Everyone is talking about Hillary Clinton’s “health scare” from this weekend, but not in a, “Gosh, I hope she’s doing okay,” kinda way.
No, they’re talking about her pneumonia diagnosis like it’s the key to uncovering her secret robot chromosome the doctors have been hiding for all these years.
Even if she does have a secret robot chromosome, how could that possibly be a bad thing? It would certainly explain a few things.
But whatever, I’m so over the drama. Anyone who knows mankind knows this is what happens when men get sick:
This whole pneumonia thing is a non-story, and the attention it’s getting is maddening.
It’s only recently that I’ve actually taken a beat to rest while I’m sick, and that’s because I can. Before? I couldn’t. Because I couldn’t. It was literally not possible for me to be sick. And I even have backup.
Back in 2008 I got the flu, and Bryan couldn’t take time off to help me because he was on a deadline death march. Netflix didn’t exist yet, or at least it didn’t have streaming. The kids watched Finding Nemo and PBS shows while jumping on me as I played dead on the sofa.
It was ugly, but I soldiered on. Here’s a slice of that week, brought to you by my weird need to document life like it’s a mashup of The Notebook and The Truman Show:
I give The Flu the finger and start my day with two Advil and a cup of coffee, laying helplessly on the couch as I wait for Advil to kick in. I’m staying ahead of the pain.
When it does kick in, I clean the bathroom.
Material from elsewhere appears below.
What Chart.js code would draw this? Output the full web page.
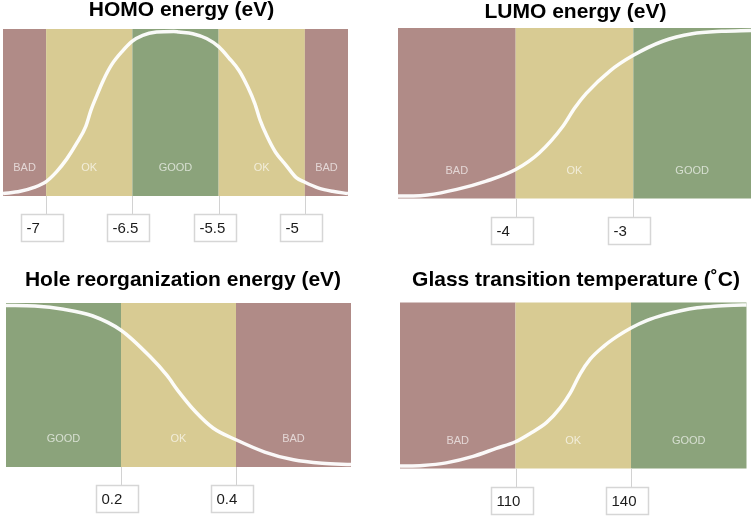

I spray the entire thing down with Lysol, including all the door knobs and cabinet handles. I spray all the door knobs in the hallway. I spray the front and back door. I spray the couch. I spray my chair. I spray the phone. I shut down my laptop and give it a good rub down. I scour the kitchen with Lysol All-Purpose cleaner with bleach. My nostrils are now burning, and my children are growing extra toes, but my house sparkles (read the full post here).
(That is quite an epic post. You should really read the whole thing.)
Twelve days later I was diagnosed with pneumonia. After a week of coughing all night, I had a scare where I couldn’t inhale after coughing, so I went to the doctor.
She prescribed an antibiotic, and I said, “Can I go running tomorrow?”
And she said, “Don’t be stupid.”
So yeah. What’s the big deal about pneumonia?